自分の意見を発言する「勇敢な」子どもが増えた
 現地スタッフからは、子どもたちが勇敢になり、自分の意見を発言できるようになったと報告を受けています。例えば、「親から学校をやめてベトナムに出稼ぎに行くように言われた」などの話を子どもクラブで話してくれるようになりました。
 子どもの親や祖父母の多くは子どもクラブの活動を歓迎していますが、中には、子どもの時間がとられることをよく思わず、家にいるように言う家族もいます。それに対して、子ども自身が「子どもクラブで学べることは自分の将来にとって大切なことなんだ」と主張して、親や祖父母を説得したという話も聞きました。

グループ同士に良い競争意識が生まれ、工夫して活動するように

 現在ある8つの子どもクラブの間に良い意味での競争意識が生まれ、子どもたち自身のアイデアで活動し、「僕たちはこういう活動ができるよ」と見せるようになりました。リーダーが違法な出稼ぎやDV(家庭内暴力)、子どもの物乞いなどについて独自のストーリーを作り、そのストーリーを使って子どもに啓発活動を始めたクラブもあります。

「高校までは卒業したい」−教育の意義を理解し、継続に意欲
 また、学校でのピア・エデュケーターの活動を通じて、子どもたちが学校に通い続ける意欲を持つようになりました。タナオ・コミューンには中学校までしかなく、高校に進学する子どもはほとんどいなかったのですが、今では「高校までは卒業したい」と考えている子どもが増えています。「学校に通い続けて知識を得ることができれば、将来的に家族を助けることができる。逆に教育レベルが低ければ、良い生活を送ることができない」と考えるようになったようです。

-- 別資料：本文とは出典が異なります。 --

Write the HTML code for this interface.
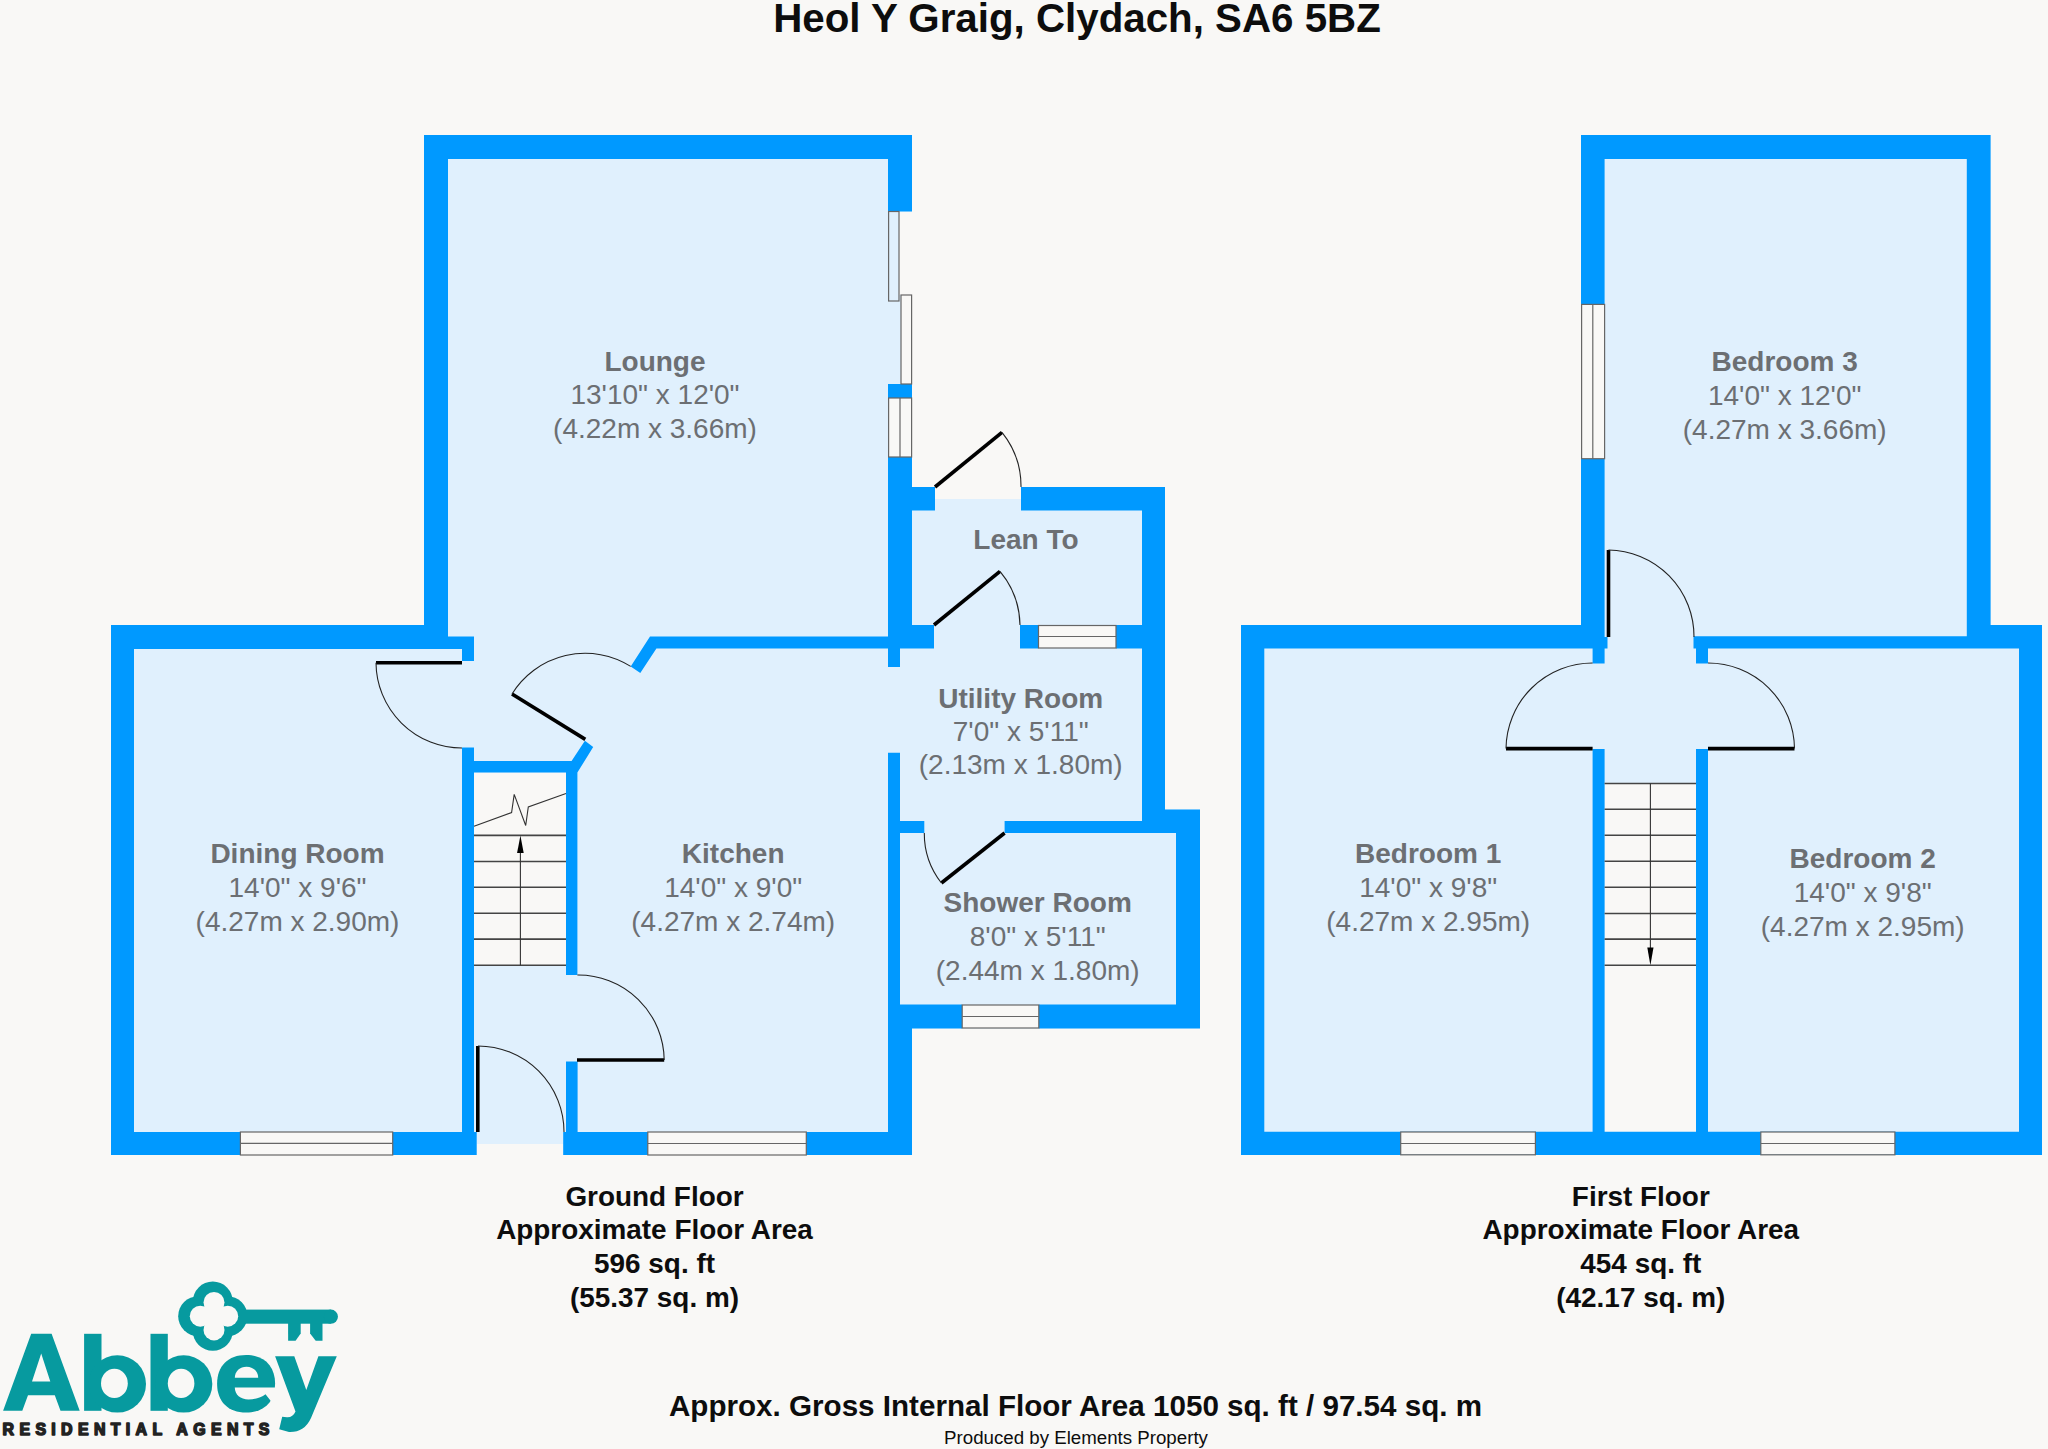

  • -今後、どのように活動を展開したいとお考えですか。

 あと3年間は支援を続け、子どもクラブとピア・エデュケーターたちが自分たちで活動を続けていく体制を作りたいと思っています。その結果、子どもと親の間で、出稼ぎをせずに生きていこうという意識が自然と生まれ、共有されることを目指しています。
 また、これまで取り組んできた子どもの権利や児童労働、性的搾取の問題に加え、タナオ・コミューンで課題となっているリプロダクティブ・ヘルス*や児童婚の問題を取り上げ、トレーニングや知識の普及に努めていきたいと考えています。
 さらに、子どもや若者が、農民組合や農民代表(キー・ファーマー)と連携して、農業技術を学び、将来生きていくためのスキルを身につける支援にも力を入れていきたいです。

*リプロダクティブ・ヘルスとは、妊娠・出産のシステムおよびその機能とプロセスのすべての側面において、単に疾病、障害がないということではなく、身体的、精神的、社会的に良好な状態にあることをいう。

  • - どうもありがとうございました。